- What is asked -
Return the lines below exactly, from the first line to the line that contains "rotation_mode='anchor', fontsize=8.2)". Leave out pictures.

- Data lines -
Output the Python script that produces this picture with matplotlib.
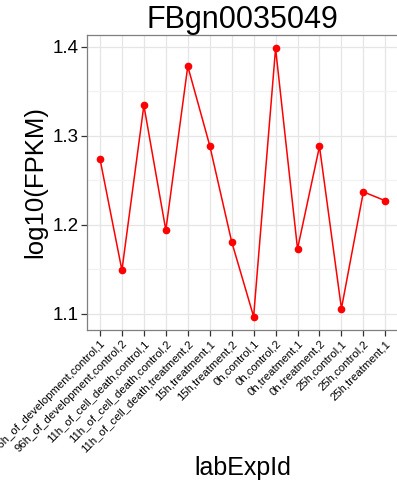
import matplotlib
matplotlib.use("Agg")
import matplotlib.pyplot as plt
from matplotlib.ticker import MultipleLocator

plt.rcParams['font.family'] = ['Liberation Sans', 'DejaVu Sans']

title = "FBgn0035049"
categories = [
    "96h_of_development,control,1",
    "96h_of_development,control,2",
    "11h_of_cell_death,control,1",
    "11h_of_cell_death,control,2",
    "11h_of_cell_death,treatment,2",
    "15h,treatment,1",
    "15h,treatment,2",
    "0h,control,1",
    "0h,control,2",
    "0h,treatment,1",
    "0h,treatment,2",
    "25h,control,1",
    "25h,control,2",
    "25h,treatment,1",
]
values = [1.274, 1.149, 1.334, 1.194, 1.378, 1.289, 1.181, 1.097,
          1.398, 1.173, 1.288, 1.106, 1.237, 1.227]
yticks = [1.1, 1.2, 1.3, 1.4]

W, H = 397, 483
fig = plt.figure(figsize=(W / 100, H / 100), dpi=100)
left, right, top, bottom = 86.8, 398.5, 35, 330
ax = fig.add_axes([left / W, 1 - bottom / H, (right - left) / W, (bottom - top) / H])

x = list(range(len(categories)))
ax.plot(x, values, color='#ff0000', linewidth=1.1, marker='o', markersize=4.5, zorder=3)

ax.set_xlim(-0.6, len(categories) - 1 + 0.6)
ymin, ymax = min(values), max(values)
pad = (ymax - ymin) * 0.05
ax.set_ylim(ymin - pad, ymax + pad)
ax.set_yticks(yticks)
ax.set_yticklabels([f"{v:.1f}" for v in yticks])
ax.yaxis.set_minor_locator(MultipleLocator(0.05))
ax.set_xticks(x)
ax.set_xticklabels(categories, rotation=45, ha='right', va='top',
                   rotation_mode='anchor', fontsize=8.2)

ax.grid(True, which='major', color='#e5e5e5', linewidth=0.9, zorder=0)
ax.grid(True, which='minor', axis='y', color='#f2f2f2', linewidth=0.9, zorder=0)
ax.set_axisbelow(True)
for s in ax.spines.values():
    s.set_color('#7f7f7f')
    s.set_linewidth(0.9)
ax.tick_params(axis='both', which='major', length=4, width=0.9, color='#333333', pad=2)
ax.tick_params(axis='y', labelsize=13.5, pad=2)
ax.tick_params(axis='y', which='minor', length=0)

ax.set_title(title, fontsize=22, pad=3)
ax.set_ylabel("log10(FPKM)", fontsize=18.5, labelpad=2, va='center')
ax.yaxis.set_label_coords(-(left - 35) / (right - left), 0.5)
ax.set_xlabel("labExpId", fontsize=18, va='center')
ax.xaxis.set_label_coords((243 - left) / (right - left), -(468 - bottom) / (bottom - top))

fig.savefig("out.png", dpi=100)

- Exercise solution -
Output the Python script that produces this picture with matplotlib.
import matplotlib
matplotlib.use("Agg")
import matplotlib.pyplot as plt
from matplotlib.ticker import MultipleLocator

plt.rcParams['font.family'] = ['Liberation Sans', 'DejaVu Sans']

title = "FBgn0035049"
categories = [
    "96h_of_development,control,1",
    "96h_of_development,control,2",
    "11h_of_cell_death,control,1",
    "11h_of_cell_death,control,2",
    "11h_of_cell_death,treatment,2",
    "15h,treatment,1",
    "15h,treatment,2",
    "0h,control,1",
    "0h,control,2",
    "0h,treatment,1",
    "0h,treatment,2",
    "25h,control,1",
    "25h,control,2",
    "25h,treatment,1",
]
values = [1.274, 1.149, 1.334, 1.194, 1.378, 1.289, 1.181, 1.097,
          1.398, 1.173, 1.288, 1.106, 1.237, 1.227]
yticks = [1.1, 1.2, 1.3, 1.4]

W, H = 397, 483
fig = plt.figure(figsize=(W / 100, H / 100), dpi=100)
left, right, top, bottom = 86.8, 398.5, 35, 330
ax = fig.add_axes([left / W, 1 - bottom / H, (right - left) / W, (bottom - top) / H])

x = list(range(len(categories)))
ax.plot(x, values, color='#ff0000', linewidth=1.1, marker='o', markersize=4.5, zorder=3)

ax.set_xlim(-0.6, len(categories) - 1 + 0.6)
ymin, ymax = min(values), max(values)
pad = (ymax - ymin) * 0.05
ax.set_ylim(ymin - pad, ymax + pad)
ax.set_yticks(yticks)
ax.set_yticklabels([f"{v:.1f}" for v in yticks])
ax.yaxis.set_minor_locator(MultipleLocator(0.05))
ax.set_xticks(x)
ax.set_xticklabels(categories, rotation=45, ha='right', va='top',
                   rotation_mode='anchor', fontsize=8.2)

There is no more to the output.